GM, PSA in alliance talks, French minister says; Production tie-up in focus

GM, PSA in alliance talks, French minister says; Production tie-up in focus

Automotive News | February 21, 2012 – 5:36 pm EST
UPDATED: 2/22/2012 6:33 a.m. ET

General Motors Co. and PSA/Peugeot-Citroen are in talks about a possible alliance, PSA CEO Philippe Varin told the French government, following earlier news reports about the discussions.

French Labor Minister Xavier Bertrand today told the radio station Europe1 that Varin informed him of the talks between the two automakers on Tuesday.

GM and PSA are discussing a broad manufacturing alliance designed to stem losses in Europe and lower production costs elsewhere, according to Reuters sources.

The talks are focused on sharing vehicles and parts rather than a capital tie-up, according to Reuters. Any new shareholdings that emerged would be small and symbolic.

On Tuesday, the Financial Times reported that a PSA-GM tie-up would see the automakers jointly build cars and components in Europe. Under the partnership, if concluded, PSA and GM’s Opel/Vauxhall unit would jointly develop engines, transmission systems and entire vehicles that would be sold under their respective brands.

U.S. comeback

GM can offer PSA help in China and Brazil as the French automaker seeks to reduce its dependence on the stagnating European market, acccording to French business paper La Tribune. Another possibility would be GM helping PSA to return to the United States, a market the automaker left in 1992 after a 33-year presence, the paper said.

Should the outcome of talks with GM be positive, an accord could be announced at the Geneva car show the first week of March, according to La Tribune.

While potential synergies have been identified, PSA is treading cautiously to avoid building expectations, mindful of the 2010 failure of advanced tie-up talks with Mitsubishi Motors.

“A partnership with GM would make sense, because Peugeot and Opel both lack scale,” said Sascha Gommel, a Frankfurt- based Commerzbank analyst, adding that Fiat is also a potential partner.

“Peugeot’s in a difficult situation because competitors like Volkswagen and Renault-Nissan can produce much higher volumes and so have a scale advantage,” Gommel said.

Europe struggles

GM is struggling in Europe with its unprofitable Opel brand. The automaker’s Europe business, including Opel, lost $747 million last year before taxes and interest.

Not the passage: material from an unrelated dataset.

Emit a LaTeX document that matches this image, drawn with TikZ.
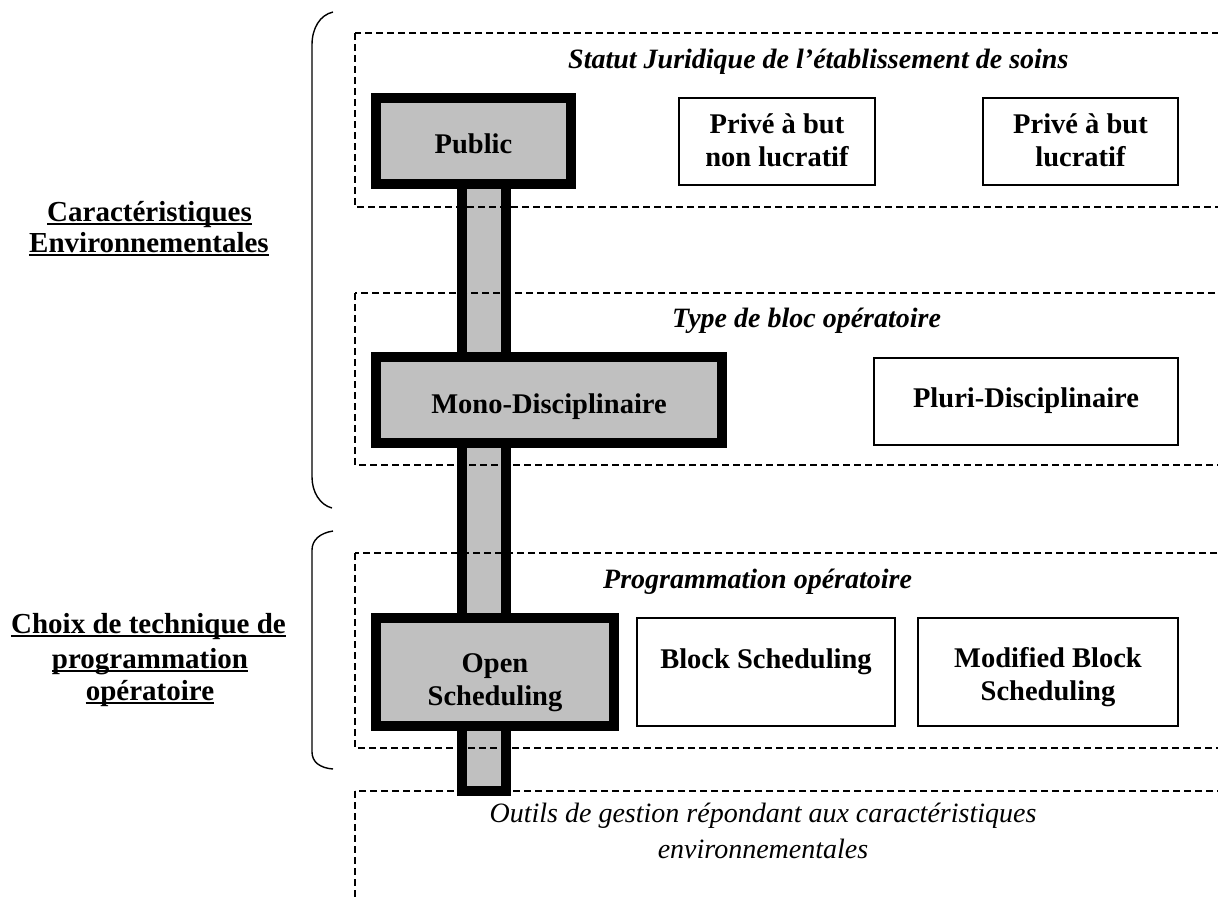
\documentclass[tikz,border=0pt]{standalone}
\usepackage{fontspec}
\setmainfont{Liberation Serif}
\usetikzlibrary{backgrounds}
\definecolor{boxgray}{HTML}{C0C0C0}
\newcommand\mtl[1]{\begin{tabular}[t]{@{}c@{}}#1\end{tabular}}
\newcommand\bxfont{\fontsize{28.5}{33}\selectfont\bfseries}
\newcommand\lblfont{\fontsize{29}{33}\selectfont\bfseries}
\newcommand\ttlfont{\fontsize{28}{33}\selectfont\bfseries\itshape}
\newcommand\otlfont{\fontsize{28}{36}\selectfont\itshape}
\begin{document}
\begin{tikzpicture}[x=1pt,y=-1pt,
  thinbox/.style={draw, line width=1.5pt, fill=white, inner sep=0pt, font=\bxfont},
  thickbox/.style={draw, line width=10pt, fill=boxgray, inner sep=0pt, font=\bxfont},
  pillar/.style={draw, line width=10pt, fill=boxgray},
  dashbox/.style={draw, line width=1.3pt, dash pattern=on 7pt off 4pt},
  brace/.style={draw, line width=1.4pt},
  ttl/.style={font=\ttlfont, inner sep=0pt, anchor=base west},
  lbl/.style={font=\lblfont, inner sep=0pt, anchor=base},
  uline/.style={line width=2pt}]
\useasboundingbox (0,0) rectangle (1218,898);
\clip (0,0) rectangle (1218,898);

% boxes
\node[thickbox, minimum width=195, minimum height=86, text height=24pt, text depth=0pt] (pub) at (473.5,141) {Public};
\node[thinbox, minimum width=196, minimum height=87, text height=0pt, text depth=17pt] (pnl) at (777,141.5) {\mtl{Privé à but\\non lucratif}};
\node[thinbox, minimum width=195, minimum height=87, text height=0pt, text depth=17pt] (pl) at (1080.5,141.5) {\mtl{Privé à but\\lucratif}};
\node[thickbox, minimum width=346, minimum height=86, text height=26pt, text depth=0pt] (mono) at (549,400) {Mono-Disciplinaire};
\node[thinbox, minimum width=304, minimum height=87, text height=11pt, text depth=0pt] (pluri) at (1026,401.5) {Pluri-Disciplinaire};
\node[thickbox, minimum width=238, minimum height=108, text height=0pt, text depth=0pt] (open) at (495,672) {\mtl{Open\\Scheduling}};
\node[thinbox, minimum width=258, minimum height=108, text height=0pt, text depth=8pt] (block) at (766,672) {Block Scheduling};
\node[thinbox, minimum width=260, minimum height=108, text height=0pt, text depth=10pt] (mod) at (1048,672) {\mtl{Modified Block\\Scheduling}};

% titles
\node[ttl] (t1) at (568,68) {Statut Juridique de l’établissement de soins};
\node[ttl] (t2) at (672,327) {Type de bloc opératoire};
\node[ttl] (t3) at (603,588) {Programmation opératoire};
\node[font=\otlfont, inner sep=0pt, anchor=base] (t4) at (763,822) {\mtl{Outils de gestion répondant aux caractéristiques\\environnementales}};

% left labels
\node[lbl] (l1) at (149.5,221) {Caractéristiques};
\node[lbl] (l2) at (149,252) {Environnementales};
\node[lbl] (l3) at (148.5,633) {Choix de technique de};
\node[lbl] (l4) at (150,668) {programmation};
\node[lbl] (l5) at (150,700) {opératoire};
\foreach \n in {l1,l2,l3,l4,l5}
  \draw[uline] ([yshift=-3pt]\n.base west) -- ([yshift=-3pt]\n.base east);

% braces
\draw[brace] (333,12) .. controls (320,15) and (312,28) .. (312,45) -- (312,477) .. controls (312,492) and (320,505) .. (332,508);
\draw[brace] (333,531) .. controls (320,533) and (312,540) .. (312,550) -- (312,752) .. controls (312,762) and (320,768) .. (333,769);

\begin{scope}[on background layer]
  \coordinate (pilbot) at (484,791);
  \path (pub.center -| pilbot) coordinate (piltop);
  \draw[pillar] ([xshift=-22pt]piltop) rectangle ([xshift=22pt]pilbot);
  \draw[dashbox] (355,33) rectangle (1240,207);
  \draw[dashbox] (355,293) rectangle (1240,465);
  \draw[dashbox] (355,553) rectangle (1240,748);
  \draw[dashbox] (355,791) rectangle (1240,940);
\end{scope}
\end{tikzpicture}
\end{document}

PSA is Europe’s second-largest automaker after Volkswagen. PSA’s 2011 sales in Europe plunged 8.8 percent to 1.68 million vehicles, while GM’s dropped 1.9 percent to 1.17 million.Volkswagen AG’s European sales rose 7.8 percent to 3.17 million.

PSA’s global deliveries fell 1.5 percent to 3.5 million vehicles in 2011.

PSA’s stock has slumped by 50 percent over the last 12 months, bringing its market value to 3.4 billion euros ($4.5 billion), while the carmaker had revenue of 59.9 billion euros in 2011.

Varin last week announced plans to sell 1.5 billion euros worth of assets to reduce debt, which widened to 3.4 billion euros in December.

Any alliance involving the French carmaker will require the support of the Peugeot family, which controls 30 percent of the stock.

Blackrock Inc. last year became the second-largest investor in Peugeot with a 5 percent stake, according to a regulatory filing.

PSA issued a short statement that said: “In the context of its globalization strategy and improving its operational performance, PSA Peugeot Citroen looks at potential cooperations and alliances, There can be no certainty at this stage that these discussions will result in any agreement.”

GM spokesman Johan Willems said: “We routinely talk with others in the industry, but have no comment beyond that.”